__What is needed__
Quote from the first line below through the line that contains "N_ITER = 500", both included, and leave the pictures out.

__Information shown__
>> BEGIN
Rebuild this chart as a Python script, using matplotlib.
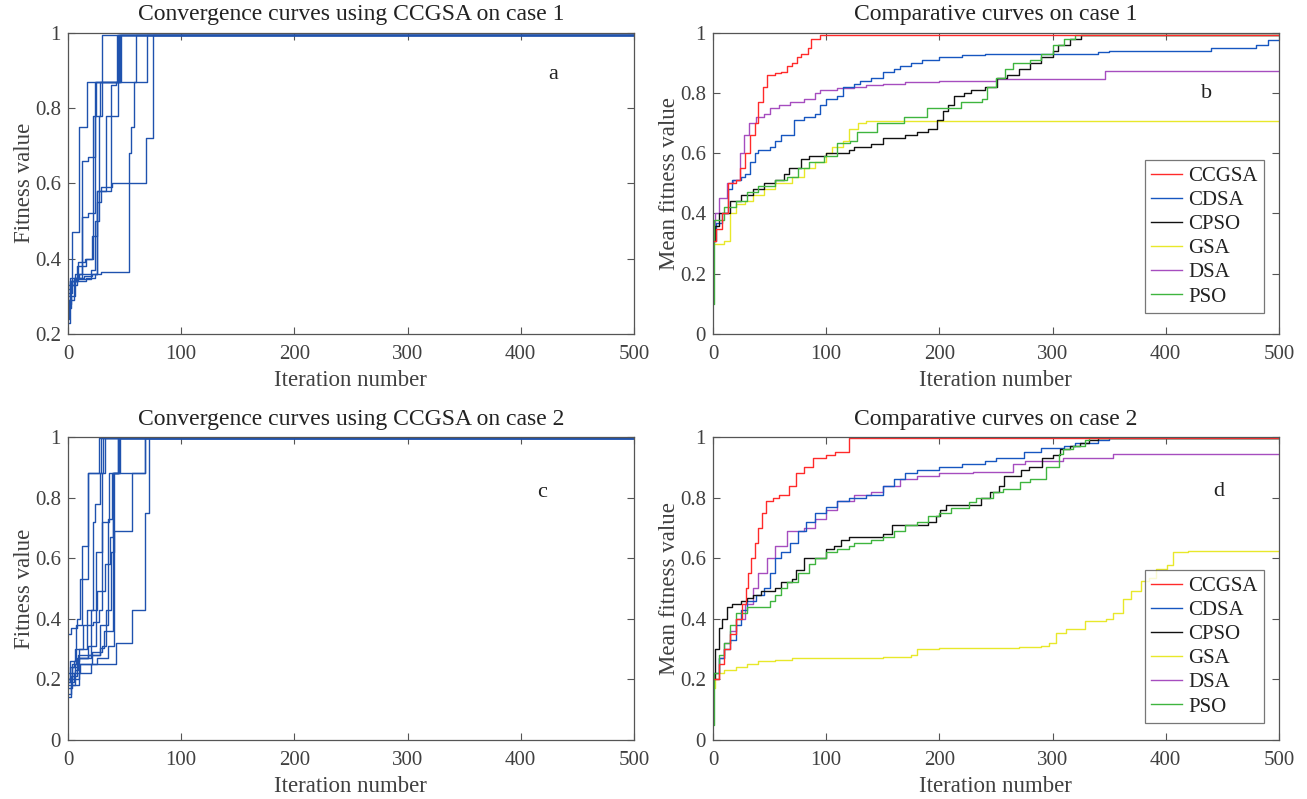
import numpy as np
import matplotlib
matplotlib.use("Agg")
from matplotlib import pyplot as plt

plt.rcParams['font.family'] = ['Liberation Serif', 'DejaVu Serif']
plt.rcParams['font.size'] = 15

N_ITER = 500

# case 1: individual CCGSA runs (iteration where value changes, new value)
a_runs = [
    ([0, 2, 4, 10, 17, 30], [0.29, 0.34, 0.47, 0.75, 0.87, 0.993]),
    ([0, 2, 6, 12, 18, 22, 25, 43], [0.30, 0.34, 0.36, 0.51, 0.52, 0.78, 0.87, 0.993]),
    ([0, 2, 5, 12, 18, 24, 28, 45], [0.23, 0.33, 0.35, 0.66, 0.67, 0.78, 0.87, 0.993]),
    ([0, 4, 8, 16, 21, 26, 38, 42, 47], [0.31, 0.34, 0.38, 0.40, 0.46, 0.58, 0.86, 0.87, 0.993]),
    ([0, 3, 7, 14, 21, 29, 54, 56, 58, 60], [0.32, 0.34, 0.35, 0.355, 0.36, 0.365, 0.68, 0.75, 0.87, 0.993]),
    ([0, 3, 8, 20, 26, 29, 39, 69, 75], [0.28, 0.33, 0.345, 0.36, 0.55, 0.59, 0.60, 0.72, 0.993]),
    ([0, 2, 10, 20, 24, 27, 30, 70], [0.33, 0.35, 0.36, 0.37, 0.50, 0.78, 0.87, 0.993]),
    ([0, 3, 6, 16, 24, 26, 34, 44], [0.27, 0.30, 0.34, 0.35, 0.36, 0.58, 0.78, 0.993]),
    ([0, 1, 5, 9, 15, 22, 24, 46], [0.24, 0.29, 0.34, 0.39, 0.40, 0.52, 0.87, 0.993]),
]

# case 2: individual CCGSA runs
c_runs = [
    ([0, 3, 8, 11, 18, 27], [0.35, 0.37, 0.40, 0.53, 0.88, 0.998]),
    ([0, 4, 7, 12, 18, 29], [0.20, 0.25, 0.38, 0.64, 0.88, 0.998]),
    ([0, 2, 6, 10, 17, 22, 24, 28, 31], [0.19, 0.22, 0.25, 0.30, 0.43, 0.72, 0.78, 0.88, 0.998]),
    ([0, 3, 6, 9, 18, 25, 30, 33], [0.15, 0.18, 0.23, 0.27, 0.31, 0.62, 0.88, 0.998]),
    ([0, 2, 5, 10, 18, 28, 35, 39, 45], [0.20, 0.24, 0.26, 0.27, 0.28, 0.38, 0.73, 0.88, 0.998]),
    ([0, 3, 8, 20, 26, 33, 37, 40, 44], [0.18, 0.21, 0.27, 0.43, 0.49, 0.58, 0.67, 0.88, 0.998]),
    ([0, 4, 10, 21, 30, 34, 38, 41, 46], [0.17, 0.20, 0.25, 0.29, 0.31, 0.43, 0.62, 0.88, 0.998]),
    ([0, 5, 11, 26, 35, 41, 57, 68], [0.19, 0.22, 0.25, 0.27, 0.31, 0.69, 0.88, 0.998]),
    ([0, 3, 10, 20, 42, 57, 68, 72], [0.14, 0.18, 0.22, 0.25, 0.32, 0.43, 0.75, 0.998]),
    ([0, 4, 9, 28, 32, 40, 68], [0.20, 0.24, 0.28, 0.305, 0.36, 0.88, 0.998]),
    ([0, 2, 6, 13, 22, 27, 30, 36, 44], [0.22, 0.26, 0.30, 0.38, 0.39, 0.43, 0.72, 0.88, 0.998]),
]

algos = ['CCGSA', 'CDSA', 'CPSO', 'GSA', 'DSA', 'PSO']
algo_colors = ['#FF2A2A', '#1656C0', '#111111', '#E8E82A', '#A64DBF', '#3FB53F']

# case 1 mean curves
b_x = {
    'CCGSA': [0, 3, 8, 13, 20, 24, 28, 33, 37, 40, 44, 48, 55, 60, 65, 70, 74, 78, 84, 87, 95],
    'CDSA': [0, 3, 8, 13, 17, 25, 28, 33, 37, 40, 50, 55, 60, 72, 80, 90, 95, 100, 110, 115, 125, 130,
             140, 150, 160, 165, 175, 185, 200, 220, 240, 340, 350, 440, 480, 490],
    'CPSO': [0, 2, 5, 15, 25, 35, 45, 55, 63, 67, 78, 85, 100, 120, 125, 140, 150, 170, 180, 190, 198,
             203, 208, 213, 222, 228, 240, 251, 260, 270, 280, 290, 300, 305, 315, 325],
    'GSA': [0, 1, 10, 15, 20, 28, 35, 45, 55, 70, 80, 90, 100, 105, 115, 120, 128, 135],
    'DSA': [0, 2, 5, 12, 18, 24, 27, 32, 38, 45, 50, 58, 68, 80, 90, 95, 110, 125, 135, 150, 170, 200,
            250, 346],
    'PSO': [0, 1, 10, 20, 30, 40, 55, 65, 75, 85, 98, 110, 121, 127, 145, 169, 189, 219, 238, 242, 250,
            258, 265, 280, 290, 300, 310, 320],
}
b_y = {
    'CCGSA': [0.31, 0.35, 0.40, 0.50, 0.51, 0.55, 0.60, 0.66, 0.70, 0.77, 0.82, 0.86, 0.865, 0.87, 0.89,
              0.90, 0.92, 0.93, 0.95, 0.98, 0.993],
    'CDSA': [0.31, 0.37, 0.40, 0.48, 0.51, 0.52, 0.53, 0.57, 0.60, 0.61, 0.62, 0.64, 0.66, 0.71, 0.72,
             0.73, 0.76, 0.78, 0.79, 0.82, 0.83, 0.84, 0.85, 0.87, 0.88, 0.89, 0.90, 0.91, 0.92, 0.925,
             0.93, 0.935, 0.94, 0.95, 0.96, 0.975],
    'CPSO': [0.31, 0.36, 0.40, 0.44, 0.46, 0.48, 0.50, 0.51, 0.53, 0.55, 0.58, 0.59, 0.60, 0.61, 0.62,
             0.63, 0.65, 0.66, 0.67, 0.68, 0.71, 0.74, 0.76, 0.79, 0.80, 0.81, 0.82, 0.85, 0.86, 0.88,
             0.90, 0.92, 0.94, 0.96, 0.98, 0.993],
    'GSA': [0.30, 0.30, 0.31, 0.40, 0.43, 0.44, 0.46, 0.48, 0.50, 0.52, 0.55, 0.57, 0.60, 0.62, 0.64,
            0.68, 0.70, 0.707],
    'DSA': [0.33, 0.40, 0.45, 0.50, 0.51, 0.60, 0.66, 0.70, 0.72, 0.73, 0.75, 0.76, 0.77, 0.78, 0.80,
            0.81, 0.815, 0.82, 0.825, 0.83, 0.835, 0.84, 0.847, 0.873],
    'PSO': [0.10, 0.38, 0.42, 0.44, 0.47, 0.49, 0.51, 0.52, 0.55, 0.57, 0.59, 0.635, 0.64, 0.67, 0.70,
            0.72, 0.75, 0.77, 0.78, 0.82, 0.85, 0.88, 0.90, 0.91, 0.93, 0.96, 0.98, 0.993],
}

# case 2 mean curves
d_x = {
    'CCGSA': [0, 5, 10, 15, 20, 26, 29, 31, 34, 37, 40, 43, 47, 53, 58, 67, 73, 80, 88, 100, 108, 120],
    'CDSA': [0, 5, 10, 15, 20, 25, 30, 38, 45, 50, 55, 60, 68, 75, 82, 90, 100, 110, 120, 135, 150, 160,
             170, 180, 200, 220, 240, 250, 275, 290, 310, 320, 340, 350],
    'CPSO': [0, 2, 5, 8, 12, 17, 25, 30, 35, 42, 55, 60, 70, 73, 80, 100, 107, 113, 120, 150, 158, 190,
             197, 201, 206, 237, 245, 253, 257, 272, 279, 291, 300, 307, 315, 324, 332, 340],
    'GSA': [0, 2, 5, 10, 20, 30, 40, 55, 70, 100, 150, 170, 175, 180, 200, 230, 270, 290, 297, 303, 312,
            329, 347, 353, 362, 369, 378, 385, 391, 401, 406, 420],
    'DSA': [0, 5, 10, 15, 20, 28, 35, 40, 48, 55, 65, 80, 90, 100, 110, 125, 140, 150, 165, 180, 200,
            230, 265, 276, 309, 353],
    'PSO': [0, 1, 5, 10, 15, 20, 30, 50, 55, 60, 65, 75, 85, 90, 100, 110, 120, 125, 140, 150, 160, 170,
            180, 190, 200, 210, 226, 232, 247, 256, 271, 280, 294, 306, 309, 318, 329, 332],
}
d_y = {
    'CCGSA': [0.20, 0.25, 0.30, 0.35, 0.40, 0.45, 0.50, 0.55, 0.60, 0.65, 0.70, 0.75, 0.79, 0.80, 0.81,
              0.84, 0.88, 0.90, 0.93, 0.94, 0.95, 0.998],
    'CDSA': [0.22, 0.27, 0.30, 0.33, 0.38, 0.43, 0.46, 0.48, 0.50, 0.55, 0.60, 0.62, 0.65, 0.69, 0.72,
             0.75, 0.77, 0.79, 0.80, 0.81, 0.84, 0.86, 0.88, 0.89, 0.90, 0.91, 0.92, 0.93, 0.95, 0.965,
             0.97, 0.98, 0.99, 0.998],
    'CPSO': [0.20, 0.30, 0.37, 0.40, 0.44, 0.45, 0.46, 0.47, 0.48, 0.49, 0.50, 0.52, 0.53, 0.56, 0.60,
             0.63, 0.64, 0.66, 0.67, 0.68, 0.71, 0.72, 0.74, 0.76, 0.775, 0.80, 0.82, 0.84, 0.87, 0.89,
             0.90, 0.93, 0.94, 0.96, 0.97, 0.98, 0.99, 0.998],
    'GSA': [0.17, 0.20, 0.22, 0.23, 0.24, 0.25, 0.26, 0.265, 0.27, 0.272, 0.273, 0.275, 0.28, 0.30,
            0.302, 0.305, 0.308, 0.31, 0.32, 0.354, 0.365, 0.392, 0.398, 0.42, 0.465, 0.49, 0.525, 0.536,
            0.565, 0.577, 0.62, 0.625],
    'DSA': [0.20, 0.27, 0.32, 0.36, 0.40, 0.45, 0.50, 0.55, 0.60, 0.64, 0.69, 0.70, 0.73, 0.76, 0.79,
            0.81, 0.82, 0.84, 0.86, 0.87, 0.88, 0.885, 0.91, 0.92, 0.93, 0.943],
    'PSO': [0.05, 0.22, 0.28, 0.32, 0.38, 0.42, 0.44, 0.46, 0.48, 0.50, 0.52, 0.55, 0.58, 0.60, 0.62,
            0.63, 0.64, 0.65, 0.66, 0.67, 0.69, 0.71, 0.72, 0.74, 0.75, 0.765, 0.785, 0.80, 0.82, 0.83,
            0.85, 0.86, 0.90, 0.945, 0.96, 0.97, 0.99, 0.998],
}

TXT = '#404040'
RUN_COLOR = '#1F52AE'


def stepline(ax, x, y, color):
    x = np.append(x, N_ITER)
    y = np.append(y, y[-1])
    return ax.step(x, y, where='post', color=color, lw=1.0)


def style(ax, ylo, title, ylabel, letter, lx, ly):
    ax.set_xlim(0, N_ITER)
    ax.set_ylim(ylo, 1)
    ax.set_xticks([0, 100, 200, 300, 400, 500])
    ax.set_title(title, fontsize=17, color='#222222', pad=9)
    ax.set_xlabel('Iteration number', fontsize=16.5, color=TXT, labelpad=4)
    ax.set_ylabel(ylabel, fontsize=16.5, color=TXT, labelpad=0)
    ax.tick_params(direction='in', top=True, right=True, length=5, width=0.8,
                   colors='#555555', labelcolor=TXT, labelsize=15)
    ax.tick_params(axis='x', pad=8)
    ax.tick_params(axis='y', pad=5)
    ax.yaxis.set_major_formatter(plt.FuncFormatter(lambda v, p: ('%g' % round(v, 2))))
    for s in ax.spines.values():
        s.set_color('#555555')
        s.set_linewidth(0.9)
    ax.text(lx, ly, letter, transform=ax.transAxes, fontsize=16, color='#222222',
            ha='center', va='center')


fig = plt.figure(figsize=(13.07, 7.99), dpi=100)
W = 0.433
ax_a = fig.add_axes([0.052, 0.582, W, 0.377])
ax_b = fig.add_axes([0.5455, 0.582, W, 0.377])
ax_c = fig.add_axes([0.052, 0.074, W, 0.379])
ax_d = fig.add_axes([0.5455, 0.074, W, 0.379])

for x, y in a_runs:
    stepline(ax_a, x, y, RUN_COLOR)
style(ax_a, 0.2, 'Convergence curves using CCGSA on case 1', 'Fitness value', 'a', 0.857, 0.86)
ax_a.set_yticks([0.2, 0.4, 0.6, 0.8, 1.0])

for x, y in c_runs:
    stepline(ax_c, x, y, RUN_COLOR)
style(ax_c, 0.0, 'Convergence curves using CCGSA on case 2', 'Fitness value', 'c', 0.838, 0.818)
ax_c.set_yticks([0, 0.2, 0.4, 0.6, 0.8, 1.0])

for ax, xs, ys, title, letter, lx, ly, lb in [
        (ax_b, b_x, b_y, 'Comparative curves on case 1', 'b', 0.873, 0.80, 0.07),
        (ax_d, d_x, d_y, 'Comparative curves on case 2', 'd', 0.893, 0.82, 0.056)]:
    order = ['GSA', 'DSA', 'CDSA', 'CPSO', 'PSO', 'CCGSA']
    handles = {}
    for name in order:
        c = algo_colors[algos.index(name)]
        handles[name] = stepline(ax, xs[name], ys[name], c)[0]
    style(ax, 0.0, title, 'Mean fitness value', letter, lx, ly)
    ax.set_yticks([0, 0.2, 0.4, 0.6, 0.8, 1.0])
    leg = ax.legend([handles[n] for n in algos], algos, loc='lower right',
                    bbox_to_anchor=(0.974, lb), fontsize=15, frameon=True, fancybox=False,
                    handlelength=1.5, handletextpad=0.3, borderpad=0.3, labelspacing=0.22,
                    borderaxespad=0)
    leg.get_frame().set_edgecolor('#555555')
    leg.get_frame().set_linewidth(0.9)
    for t in leg.get_texts():
        t.set_color('#222222')

fig.savefig('out.png', dpi=100)
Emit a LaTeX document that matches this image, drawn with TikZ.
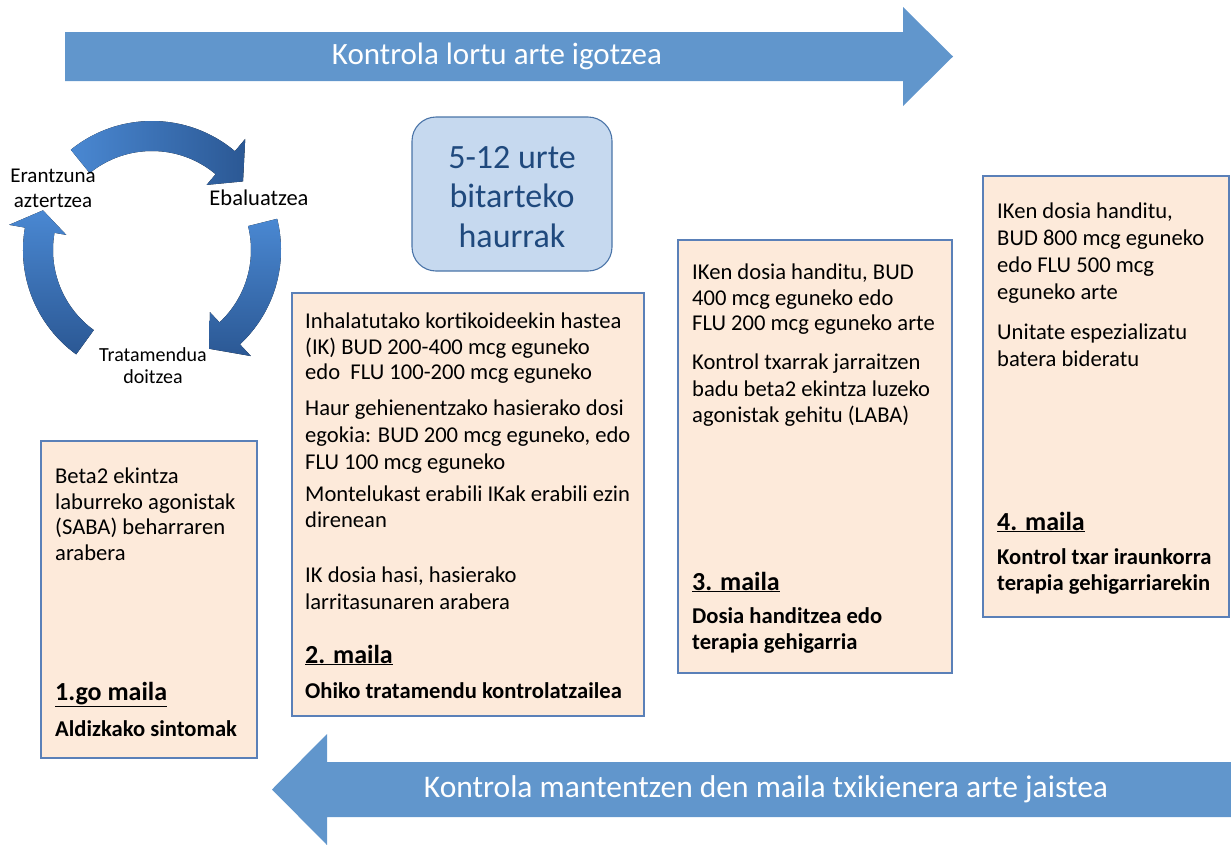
\documentclass[tikz,border=0pt]{standalone}
\usepackage{fontspec}
\setmainfont{Carlito}
\definecolor{arrowblue}{HTML}{6196CC}
\definecolor{boxfill}{HTML}{FDEADA}
\definecolor{boxline}{HTML}{5A80B8}
\definecolor{agefill}{HTML}{C6D9EF}
\definecolor{ageline}{HTML}{4A74A8}
\definecolor{agetext}{HTML}{1F497D}
\definecolor{cyclight}{HTML}{4A88D2}
\definecolor{cycdark}{HTML}{2B5894}
\begin{document}
\begin{tikzpicture}[x=1pt,y=-1pt,
  levelbox/.style={draw=boxline, line width=1.1pt, fill=boxfill},
  bodytext/.style={anchor=north west, inner sep=0pt, align=left, font=\fontsize{22.6}{25.8}\selectfont},
  headtext/.style={anchor=base west, inner sep=0pt, font=\fontsize{26}{30}\selectfont\bfseries},
  subtext/.style={anchor=north west, inner sep=0pt, align=left, font=\fontsize{22.6}{26}\selectfont\bfseries},
  bigarrowtext/.style={text=white, font=\fontsize{31}{36}\selectfont},
  cyclabel/.style={align=center, inner sep=0pt, font=\fontsize{21}{25}\selectfont}
]
\useasboundingbox (0,0) rectangle (1231,844);

% big arrows
\fill[arrowblue] (65,32) -- (903,32) -- (903,7) -- (953,56.5) -- (903,106) -- (903,81) -- (65,81) -- cycle;
\node[bigarrowtext] (uptext) at (497,56.5) {Kontrola lortu arte igotzea};
\fill[arrowblue] (1231,762) -- (327,762) -- (327,734) -- (272,789.5) -- (327,845) -- (327,817) -- (1231,817) -- cycle;
\node[bigarrowtext, font=\fontsize{31.5}{36}\selectfont] (downtext) at (766,789.5) {Kontrola mantentzen den maila txikienera arte jaistea};

% cycle
\begin{scope}[shift={(152,250)}, y=1pt]
  \fill[left color=cyclight, right color=cycdark]
    (129:129pt) arc[start angle=129, end angle=50, radius=129pt] -- (50:145pt) -- (37:114pt) -- (50:85pt) -- (50:99pt)
    arc[start angle=50, end angle=129, radius=99pt] -- cycle;
  \fill[top color=cyclight, bottom color=cycdark]
    (14:129pt) arc[start angle=14, end angle=-47, radius=129pt] -- (-47:145pt) -- (-60:114pt) -- (-47:85pt) -- (-47:99pt)
    arc[start angle=-47, end angle=14, radius=99pt] -- cycle;
  \fill[top color=cyclight, bottom color=cycdark]
    (234:129pt) arc[start angle=234, end angle=170, radius=129pt] -- (170:145pt) -- (160:116pt) -- (170:87pt) -- (170:99pt)
    arc[start angle=170, end angle=234, radius=99pt] -- cycle;
\end{scope}
\node[cyclabel] (eran) at (53,188) {Erantzuna\\aztertzea};
\node[cyclabel, font=\fontsize{22.5}{26}\selectfont] (ebal) at (259,198) {Ebaluatzea};
\node[cyclabel, font=\fontsize{20}{22}\selectfont] (trat) at (153,366) {Tratamendua\\doitzea};

% age box
\draw[ageline, line width=1.1pt, fill=agefill, rounded corners=24pt] (412,117) rectangle (612,271);
\node[align=center, text=agetext, font=\fontsize{34}{39.5}\selectfont] (age) at (512,197) {5-12 urte\\bitarteko\\haurrak};

% level 1
\draw[levelbox] (41,441) rectangle (257,758);
\node[bodytext] (l1a) at (55,465) {\strut Beta2 ekintza\\laburreko agonistak\\(SABA) beharraren\\arabera};
\node[headtext] (l1h) at (55,700) {\underline{1.go maila}};
\node[subtext] (l1s) at (55,718) {\strut Aldizkako sintomak};

% level 2
\draw[levelbox] (292,293) rectangle (644,716);
\node[bodytext] (l2a) at (305,310) {\strut Inhalatutako kortikoideekin hastea\\(IK) BUD 200-400 mcg eguneko\\edo~ FLU 100-200 mcg eguneko};
\node[bodytext, font=\fontsize{22.6}{27}\selectfont] (l2b) at (305,396) {\strut Haur gehienentzako hasierako dosi\\egokia: BUD 200 mcg eguneko, edo\\FLU 100 mcg eguneko};
\node[bodytext] (l2c) at (305,483) {\strut Montelukast erabili IKak erabili ezin\\direnean};
\node[bodytext, font=\fontsize{22.6}{27}\selectfont] (l2d) at (305,563) {\strut IK dosia hasi, hasierako\\larritasunaren arabera};
\node[headtext] (l2h) at (305,663) {\underline{2. maila}};
\node[subtext] (l2s) at (305,680) {\strut Ohiko tratamendu kontrolatzailea};

% level 3
\draw[levelbox] (678,240) rectangle (952,673);
\node[bodytext] (l3a) at (692,261) {\strut IKen dosia handitu, BUD\\400 mcg eguneko edo\\FLU 200 mcg eguneko arte};
\node[bodytext, font=\fontsize{22.6}{26.5}\selectfont] (l3b) at (692,351) {\strut Kontrol txarrak jarraitzen\\badu beta2 ekintza luzeko\\agonistak gehitu (LABA)};
\node[headtext] (l3h) at (692,590) {\underline{3. maila}};
\node[subtext] (l3s) at (692,605) {\strut Dosia handitzea edo\\terapia gehigarria};

% level 4
\draw[levelbox] (983,176) rectangle (1229,617);
\node[bodytext, font=\fontsize{22.6}{27}\selectfont] (l4a) at (997,199) {\strut IKen dosia handitu,\\BUD 800 mcg eguneko\\edo FLU 500 mcg\\eguneko arte};
\node[bodytext, font=\fontsize{22.6}{27}\selectfont] (l4b) at (997,320) {\strut Unitate espezializatu\\batera bideratu};
\node[headtext] (l4h) at (997,530) {\underline{4. maila}};
\node[subtext] (l4s) at (997,546) {\strut Kontrol txar iraunkorra\\terapia gehigarriarekin};
\end{tikzpicture}
\end{document}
>> END
__Answer__
Rebuild this chart as a Python script, using matplotlib.
import numpy as np
import matplotlib
matplotlib.use("Agg")
from matplotlib import pyplot as plt

plt.rcParams['font.family'] = ['Liberation Serif', 'DejaVu Serif']
plt.rcParams['font.size'] = 15

N_ITER = 500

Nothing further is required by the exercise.